■ Instructions for the task
For each line below that includes the word "standalone", make a copy.

___ Given records

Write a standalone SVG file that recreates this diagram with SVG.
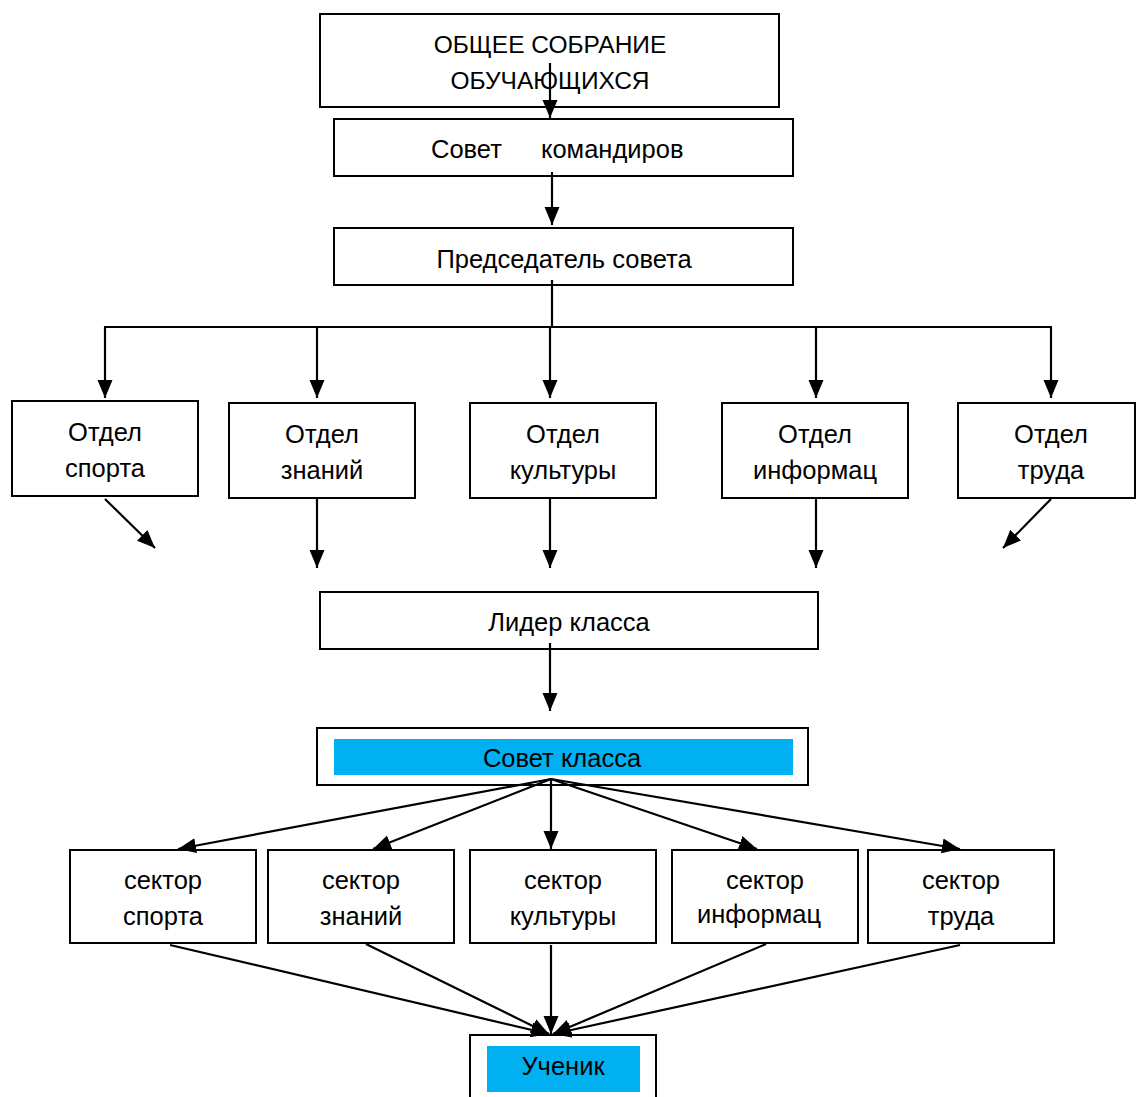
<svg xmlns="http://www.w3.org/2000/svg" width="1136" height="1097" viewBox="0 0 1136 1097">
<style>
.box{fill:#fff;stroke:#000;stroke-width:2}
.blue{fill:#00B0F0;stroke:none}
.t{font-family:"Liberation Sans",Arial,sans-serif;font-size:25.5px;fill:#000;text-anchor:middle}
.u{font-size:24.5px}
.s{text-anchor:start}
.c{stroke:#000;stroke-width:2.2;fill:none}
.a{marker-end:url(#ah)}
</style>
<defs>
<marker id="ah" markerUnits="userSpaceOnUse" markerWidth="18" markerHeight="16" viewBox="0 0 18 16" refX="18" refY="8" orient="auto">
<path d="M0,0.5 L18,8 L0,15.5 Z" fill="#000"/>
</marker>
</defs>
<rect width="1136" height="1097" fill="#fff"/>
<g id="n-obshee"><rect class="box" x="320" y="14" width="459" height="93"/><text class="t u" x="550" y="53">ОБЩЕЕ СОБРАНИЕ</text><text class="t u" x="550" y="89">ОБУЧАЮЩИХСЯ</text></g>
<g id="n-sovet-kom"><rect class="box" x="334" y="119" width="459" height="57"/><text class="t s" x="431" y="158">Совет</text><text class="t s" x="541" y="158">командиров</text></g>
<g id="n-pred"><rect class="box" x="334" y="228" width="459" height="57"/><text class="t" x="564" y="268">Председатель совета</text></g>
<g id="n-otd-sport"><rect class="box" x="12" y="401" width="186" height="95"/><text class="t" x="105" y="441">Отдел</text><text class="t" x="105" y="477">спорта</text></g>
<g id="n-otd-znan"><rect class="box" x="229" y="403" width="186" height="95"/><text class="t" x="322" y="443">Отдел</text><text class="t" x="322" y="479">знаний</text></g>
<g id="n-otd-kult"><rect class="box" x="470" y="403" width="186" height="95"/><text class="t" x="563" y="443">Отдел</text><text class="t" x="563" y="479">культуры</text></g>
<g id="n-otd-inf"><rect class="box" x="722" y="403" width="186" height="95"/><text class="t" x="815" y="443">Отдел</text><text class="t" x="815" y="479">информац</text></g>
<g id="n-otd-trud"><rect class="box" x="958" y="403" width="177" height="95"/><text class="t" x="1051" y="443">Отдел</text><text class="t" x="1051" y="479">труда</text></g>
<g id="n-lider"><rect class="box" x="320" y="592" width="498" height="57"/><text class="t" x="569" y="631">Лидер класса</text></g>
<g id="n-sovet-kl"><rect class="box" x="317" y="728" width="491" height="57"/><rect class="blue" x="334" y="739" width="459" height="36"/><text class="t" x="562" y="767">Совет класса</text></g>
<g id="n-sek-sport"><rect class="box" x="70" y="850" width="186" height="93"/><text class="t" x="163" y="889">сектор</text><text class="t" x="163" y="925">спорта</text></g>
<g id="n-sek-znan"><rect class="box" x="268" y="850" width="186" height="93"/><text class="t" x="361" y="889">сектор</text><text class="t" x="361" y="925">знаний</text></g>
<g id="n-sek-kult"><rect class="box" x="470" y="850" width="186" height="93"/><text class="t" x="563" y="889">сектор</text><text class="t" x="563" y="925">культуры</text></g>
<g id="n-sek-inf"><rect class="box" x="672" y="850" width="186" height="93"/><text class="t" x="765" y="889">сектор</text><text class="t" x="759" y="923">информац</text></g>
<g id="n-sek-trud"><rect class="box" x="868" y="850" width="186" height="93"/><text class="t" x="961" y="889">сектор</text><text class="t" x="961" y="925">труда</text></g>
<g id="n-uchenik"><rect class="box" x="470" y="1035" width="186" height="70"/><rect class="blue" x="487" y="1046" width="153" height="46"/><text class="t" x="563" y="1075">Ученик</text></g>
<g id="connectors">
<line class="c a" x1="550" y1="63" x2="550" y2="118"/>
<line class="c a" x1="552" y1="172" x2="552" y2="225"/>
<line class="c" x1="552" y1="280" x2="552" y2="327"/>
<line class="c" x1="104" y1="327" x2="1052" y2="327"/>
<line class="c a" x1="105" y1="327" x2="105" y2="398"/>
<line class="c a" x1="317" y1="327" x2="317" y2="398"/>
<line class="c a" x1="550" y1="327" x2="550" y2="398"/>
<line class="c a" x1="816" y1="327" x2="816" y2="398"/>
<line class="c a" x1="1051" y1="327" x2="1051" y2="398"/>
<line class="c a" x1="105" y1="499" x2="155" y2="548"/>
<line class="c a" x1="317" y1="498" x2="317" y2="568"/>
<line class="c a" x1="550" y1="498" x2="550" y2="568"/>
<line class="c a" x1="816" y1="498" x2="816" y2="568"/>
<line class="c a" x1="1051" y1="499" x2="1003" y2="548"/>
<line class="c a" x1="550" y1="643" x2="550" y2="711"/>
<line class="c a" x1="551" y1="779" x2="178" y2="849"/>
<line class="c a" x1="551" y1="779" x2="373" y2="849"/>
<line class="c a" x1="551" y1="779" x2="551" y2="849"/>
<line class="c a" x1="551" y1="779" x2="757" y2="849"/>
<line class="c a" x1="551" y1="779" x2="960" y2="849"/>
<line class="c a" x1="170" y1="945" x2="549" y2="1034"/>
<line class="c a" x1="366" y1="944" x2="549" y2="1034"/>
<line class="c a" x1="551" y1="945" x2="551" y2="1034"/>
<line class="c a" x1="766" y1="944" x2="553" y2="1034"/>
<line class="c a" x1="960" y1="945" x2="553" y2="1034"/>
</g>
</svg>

______
___ Given records

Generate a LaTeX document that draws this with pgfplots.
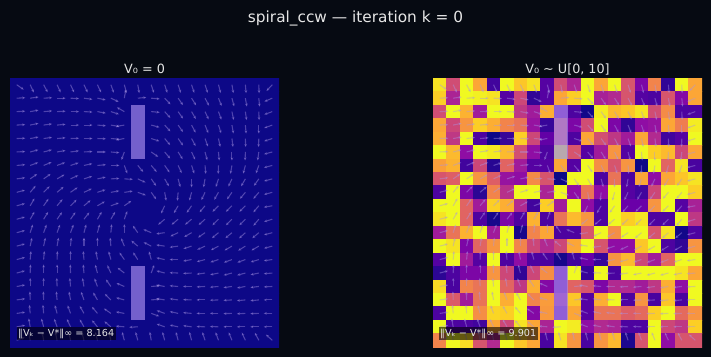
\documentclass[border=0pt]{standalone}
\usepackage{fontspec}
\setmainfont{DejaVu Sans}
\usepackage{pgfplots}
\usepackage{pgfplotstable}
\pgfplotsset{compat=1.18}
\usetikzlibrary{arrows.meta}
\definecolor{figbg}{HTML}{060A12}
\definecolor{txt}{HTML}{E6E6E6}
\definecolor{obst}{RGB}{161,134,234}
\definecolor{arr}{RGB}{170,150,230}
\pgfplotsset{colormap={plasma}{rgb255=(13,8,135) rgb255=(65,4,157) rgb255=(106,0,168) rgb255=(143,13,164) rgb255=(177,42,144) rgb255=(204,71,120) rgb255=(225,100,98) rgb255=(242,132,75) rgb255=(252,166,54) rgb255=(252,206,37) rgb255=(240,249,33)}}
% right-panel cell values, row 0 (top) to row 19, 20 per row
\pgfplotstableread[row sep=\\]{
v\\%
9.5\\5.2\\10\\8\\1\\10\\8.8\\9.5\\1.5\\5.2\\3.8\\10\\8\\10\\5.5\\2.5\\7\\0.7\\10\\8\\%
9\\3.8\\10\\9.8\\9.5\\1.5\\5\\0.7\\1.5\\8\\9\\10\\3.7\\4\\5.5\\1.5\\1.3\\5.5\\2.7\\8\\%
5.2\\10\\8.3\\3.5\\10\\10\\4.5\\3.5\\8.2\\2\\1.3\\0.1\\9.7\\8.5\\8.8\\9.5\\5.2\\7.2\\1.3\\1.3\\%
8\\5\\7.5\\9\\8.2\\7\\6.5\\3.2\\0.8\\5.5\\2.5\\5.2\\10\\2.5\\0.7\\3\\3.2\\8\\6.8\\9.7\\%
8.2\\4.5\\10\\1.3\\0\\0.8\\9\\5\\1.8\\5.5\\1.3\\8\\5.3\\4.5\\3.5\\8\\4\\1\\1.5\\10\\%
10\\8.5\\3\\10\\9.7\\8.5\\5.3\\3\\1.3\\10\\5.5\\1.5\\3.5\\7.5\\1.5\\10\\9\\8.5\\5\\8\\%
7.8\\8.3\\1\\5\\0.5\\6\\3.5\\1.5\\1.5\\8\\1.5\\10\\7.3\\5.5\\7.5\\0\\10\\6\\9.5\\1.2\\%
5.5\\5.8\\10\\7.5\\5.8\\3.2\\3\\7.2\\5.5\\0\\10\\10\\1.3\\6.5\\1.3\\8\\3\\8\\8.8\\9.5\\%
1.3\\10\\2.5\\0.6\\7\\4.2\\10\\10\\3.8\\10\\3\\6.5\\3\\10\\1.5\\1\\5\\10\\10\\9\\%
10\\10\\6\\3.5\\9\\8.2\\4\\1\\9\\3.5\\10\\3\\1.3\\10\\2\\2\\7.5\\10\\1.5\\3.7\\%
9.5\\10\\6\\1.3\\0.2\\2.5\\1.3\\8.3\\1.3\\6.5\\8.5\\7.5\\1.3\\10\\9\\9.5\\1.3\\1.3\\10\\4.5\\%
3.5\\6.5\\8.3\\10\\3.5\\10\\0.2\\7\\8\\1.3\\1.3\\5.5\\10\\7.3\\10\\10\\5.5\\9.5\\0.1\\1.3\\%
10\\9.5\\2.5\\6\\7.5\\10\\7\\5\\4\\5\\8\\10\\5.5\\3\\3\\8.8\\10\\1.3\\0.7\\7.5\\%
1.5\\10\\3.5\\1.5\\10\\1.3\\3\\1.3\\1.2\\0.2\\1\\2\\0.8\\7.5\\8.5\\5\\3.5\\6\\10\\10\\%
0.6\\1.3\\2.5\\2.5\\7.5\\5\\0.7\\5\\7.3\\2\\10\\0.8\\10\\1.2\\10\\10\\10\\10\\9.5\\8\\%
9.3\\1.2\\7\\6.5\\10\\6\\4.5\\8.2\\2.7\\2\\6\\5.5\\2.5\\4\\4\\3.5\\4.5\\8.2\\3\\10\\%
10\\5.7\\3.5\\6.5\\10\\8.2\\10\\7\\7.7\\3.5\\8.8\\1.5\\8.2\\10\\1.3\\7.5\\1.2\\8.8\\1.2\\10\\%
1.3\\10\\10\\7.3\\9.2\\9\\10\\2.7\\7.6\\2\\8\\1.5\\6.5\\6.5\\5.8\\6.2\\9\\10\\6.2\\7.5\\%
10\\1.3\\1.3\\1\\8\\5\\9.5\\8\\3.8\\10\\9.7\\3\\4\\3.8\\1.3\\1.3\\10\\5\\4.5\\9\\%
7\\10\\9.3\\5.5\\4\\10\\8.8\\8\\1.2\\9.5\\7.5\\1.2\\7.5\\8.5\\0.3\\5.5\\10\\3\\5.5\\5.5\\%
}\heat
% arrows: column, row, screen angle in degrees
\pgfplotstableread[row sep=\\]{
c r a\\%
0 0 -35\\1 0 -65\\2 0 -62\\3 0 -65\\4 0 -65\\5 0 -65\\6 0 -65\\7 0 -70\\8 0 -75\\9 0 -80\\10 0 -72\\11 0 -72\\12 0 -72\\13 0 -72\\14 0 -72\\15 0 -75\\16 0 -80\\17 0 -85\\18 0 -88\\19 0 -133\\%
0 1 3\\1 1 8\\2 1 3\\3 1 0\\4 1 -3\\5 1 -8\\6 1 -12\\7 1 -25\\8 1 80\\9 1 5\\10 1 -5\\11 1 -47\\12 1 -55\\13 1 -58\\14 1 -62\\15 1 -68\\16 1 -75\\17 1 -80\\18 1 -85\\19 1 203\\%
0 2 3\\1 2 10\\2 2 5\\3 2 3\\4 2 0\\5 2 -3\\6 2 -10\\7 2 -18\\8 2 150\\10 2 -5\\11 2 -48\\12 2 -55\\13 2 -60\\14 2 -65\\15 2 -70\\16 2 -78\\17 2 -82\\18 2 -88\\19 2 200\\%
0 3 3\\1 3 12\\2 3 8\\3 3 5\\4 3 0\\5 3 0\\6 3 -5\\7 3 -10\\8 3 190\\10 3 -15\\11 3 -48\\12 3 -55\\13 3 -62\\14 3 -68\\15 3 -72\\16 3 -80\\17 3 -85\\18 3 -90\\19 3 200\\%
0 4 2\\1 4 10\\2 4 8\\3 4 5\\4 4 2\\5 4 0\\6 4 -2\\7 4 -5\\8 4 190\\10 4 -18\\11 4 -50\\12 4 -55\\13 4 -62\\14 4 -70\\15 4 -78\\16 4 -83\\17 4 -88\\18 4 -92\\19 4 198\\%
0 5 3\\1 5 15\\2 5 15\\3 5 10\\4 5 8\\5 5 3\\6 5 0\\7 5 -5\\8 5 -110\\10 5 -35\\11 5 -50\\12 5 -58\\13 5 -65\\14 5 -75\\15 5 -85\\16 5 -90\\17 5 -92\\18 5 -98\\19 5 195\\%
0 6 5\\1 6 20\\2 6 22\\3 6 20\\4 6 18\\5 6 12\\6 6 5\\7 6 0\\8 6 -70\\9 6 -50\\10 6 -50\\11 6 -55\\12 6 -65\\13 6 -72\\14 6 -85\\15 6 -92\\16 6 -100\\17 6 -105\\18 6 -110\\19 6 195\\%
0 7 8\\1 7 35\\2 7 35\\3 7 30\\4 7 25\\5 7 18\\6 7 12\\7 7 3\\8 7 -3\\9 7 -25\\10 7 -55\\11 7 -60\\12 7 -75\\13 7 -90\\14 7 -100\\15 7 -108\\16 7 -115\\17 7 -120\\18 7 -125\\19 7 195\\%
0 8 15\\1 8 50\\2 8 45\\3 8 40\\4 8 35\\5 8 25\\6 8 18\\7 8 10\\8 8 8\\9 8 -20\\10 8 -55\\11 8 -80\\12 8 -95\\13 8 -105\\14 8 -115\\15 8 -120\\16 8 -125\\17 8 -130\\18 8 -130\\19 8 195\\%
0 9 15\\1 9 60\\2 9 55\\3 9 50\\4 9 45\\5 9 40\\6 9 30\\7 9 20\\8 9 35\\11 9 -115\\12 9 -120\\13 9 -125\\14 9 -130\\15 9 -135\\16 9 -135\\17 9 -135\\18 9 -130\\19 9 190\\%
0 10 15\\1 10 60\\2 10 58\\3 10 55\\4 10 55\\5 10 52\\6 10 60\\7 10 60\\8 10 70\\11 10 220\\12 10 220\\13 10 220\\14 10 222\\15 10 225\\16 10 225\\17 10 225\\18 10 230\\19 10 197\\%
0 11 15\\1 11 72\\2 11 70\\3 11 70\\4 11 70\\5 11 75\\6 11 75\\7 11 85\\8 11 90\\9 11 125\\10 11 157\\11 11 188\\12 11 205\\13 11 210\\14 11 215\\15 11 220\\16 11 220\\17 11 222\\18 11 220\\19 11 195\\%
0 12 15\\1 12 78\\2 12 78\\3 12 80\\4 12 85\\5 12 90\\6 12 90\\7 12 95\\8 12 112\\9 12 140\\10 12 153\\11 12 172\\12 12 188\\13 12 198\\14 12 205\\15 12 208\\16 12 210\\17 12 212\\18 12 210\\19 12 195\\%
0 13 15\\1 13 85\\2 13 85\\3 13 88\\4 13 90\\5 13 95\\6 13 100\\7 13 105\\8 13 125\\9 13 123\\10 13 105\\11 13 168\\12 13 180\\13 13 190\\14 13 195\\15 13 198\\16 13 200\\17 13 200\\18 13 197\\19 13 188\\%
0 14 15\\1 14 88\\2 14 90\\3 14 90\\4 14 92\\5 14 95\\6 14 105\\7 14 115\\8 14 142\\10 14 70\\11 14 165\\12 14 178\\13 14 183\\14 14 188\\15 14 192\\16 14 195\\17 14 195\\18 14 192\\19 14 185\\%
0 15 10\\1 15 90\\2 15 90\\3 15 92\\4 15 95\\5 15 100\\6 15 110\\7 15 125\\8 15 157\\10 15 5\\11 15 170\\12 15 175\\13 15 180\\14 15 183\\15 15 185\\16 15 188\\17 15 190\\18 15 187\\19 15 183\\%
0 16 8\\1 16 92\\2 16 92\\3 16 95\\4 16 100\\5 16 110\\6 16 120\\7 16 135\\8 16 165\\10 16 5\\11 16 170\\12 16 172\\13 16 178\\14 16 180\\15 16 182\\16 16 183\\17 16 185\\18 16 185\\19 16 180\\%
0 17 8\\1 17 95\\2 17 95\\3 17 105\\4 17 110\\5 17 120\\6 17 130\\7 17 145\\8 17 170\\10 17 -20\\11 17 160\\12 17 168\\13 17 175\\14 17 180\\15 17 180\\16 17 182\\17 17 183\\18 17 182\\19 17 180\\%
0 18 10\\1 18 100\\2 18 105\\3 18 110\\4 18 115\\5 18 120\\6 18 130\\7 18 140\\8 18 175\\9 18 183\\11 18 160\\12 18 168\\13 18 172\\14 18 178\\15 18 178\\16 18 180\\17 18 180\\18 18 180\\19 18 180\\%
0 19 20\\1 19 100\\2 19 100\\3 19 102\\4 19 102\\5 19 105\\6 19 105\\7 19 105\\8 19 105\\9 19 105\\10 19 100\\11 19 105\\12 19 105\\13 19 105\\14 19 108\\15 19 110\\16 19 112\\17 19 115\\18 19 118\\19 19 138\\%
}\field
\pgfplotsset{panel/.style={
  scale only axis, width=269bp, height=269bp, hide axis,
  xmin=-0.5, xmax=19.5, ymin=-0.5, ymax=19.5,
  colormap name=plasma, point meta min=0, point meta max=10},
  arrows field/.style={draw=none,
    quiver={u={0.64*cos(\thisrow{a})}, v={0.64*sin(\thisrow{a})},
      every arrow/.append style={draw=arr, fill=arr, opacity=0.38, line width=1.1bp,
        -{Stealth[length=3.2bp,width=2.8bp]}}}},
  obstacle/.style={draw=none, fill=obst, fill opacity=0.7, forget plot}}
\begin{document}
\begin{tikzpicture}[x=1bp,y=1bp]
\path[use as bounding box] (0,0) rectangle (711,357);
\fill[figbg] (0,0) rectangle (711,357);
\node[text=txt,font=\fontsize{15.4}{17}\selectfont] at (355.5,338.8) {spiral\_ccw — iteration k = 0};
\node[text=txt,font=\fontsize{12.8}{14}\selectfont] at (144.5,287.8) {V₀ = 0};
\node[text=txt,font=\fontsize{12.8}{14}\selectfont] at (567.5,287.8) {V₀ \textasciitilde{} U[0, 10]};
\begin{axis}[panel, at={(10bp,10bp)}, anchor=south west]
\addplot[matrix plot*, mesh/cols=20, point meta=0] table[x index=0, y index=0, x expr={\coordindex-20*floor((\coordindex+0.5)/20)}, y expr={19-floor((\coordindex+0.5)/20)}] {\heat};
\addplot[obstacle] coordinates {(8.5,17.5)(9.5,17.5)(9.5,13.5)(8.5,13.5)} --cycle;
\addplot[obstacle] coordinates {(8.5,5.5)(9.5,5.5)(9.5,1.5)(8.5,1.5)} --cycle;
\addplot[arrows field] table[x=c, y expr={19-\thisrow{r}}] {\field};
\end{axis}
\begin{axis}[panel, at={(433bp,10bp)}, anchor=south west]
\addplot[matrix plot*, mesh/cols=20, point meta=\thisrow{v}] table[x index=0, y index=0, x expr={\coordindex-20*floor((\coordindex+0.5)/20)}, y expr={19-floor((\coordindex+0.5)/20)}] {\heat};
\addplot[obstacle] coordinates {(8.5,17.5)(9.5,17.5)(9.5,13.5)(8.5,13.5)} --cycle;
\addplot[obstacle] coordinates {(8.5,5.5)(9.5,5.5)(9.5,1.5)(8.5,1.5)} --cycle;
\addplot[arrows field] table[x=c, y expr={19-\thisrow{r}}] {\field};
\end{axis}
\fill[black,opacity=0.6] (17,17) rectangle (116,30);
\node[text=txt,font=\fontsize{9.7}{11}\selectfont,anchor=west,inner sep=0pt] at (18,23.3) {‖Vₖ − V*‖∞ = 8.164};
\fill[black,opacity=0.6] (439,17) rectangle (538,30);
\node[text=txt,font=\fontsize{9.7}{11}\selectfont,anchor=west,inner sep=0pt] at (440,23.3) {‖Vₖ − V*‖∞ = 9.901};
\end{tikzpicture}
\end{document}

______

■ Answer to the task
Write a standalone SVG file that recreates this diagram with SVG.
\documentclass[border=0pt]{standalone}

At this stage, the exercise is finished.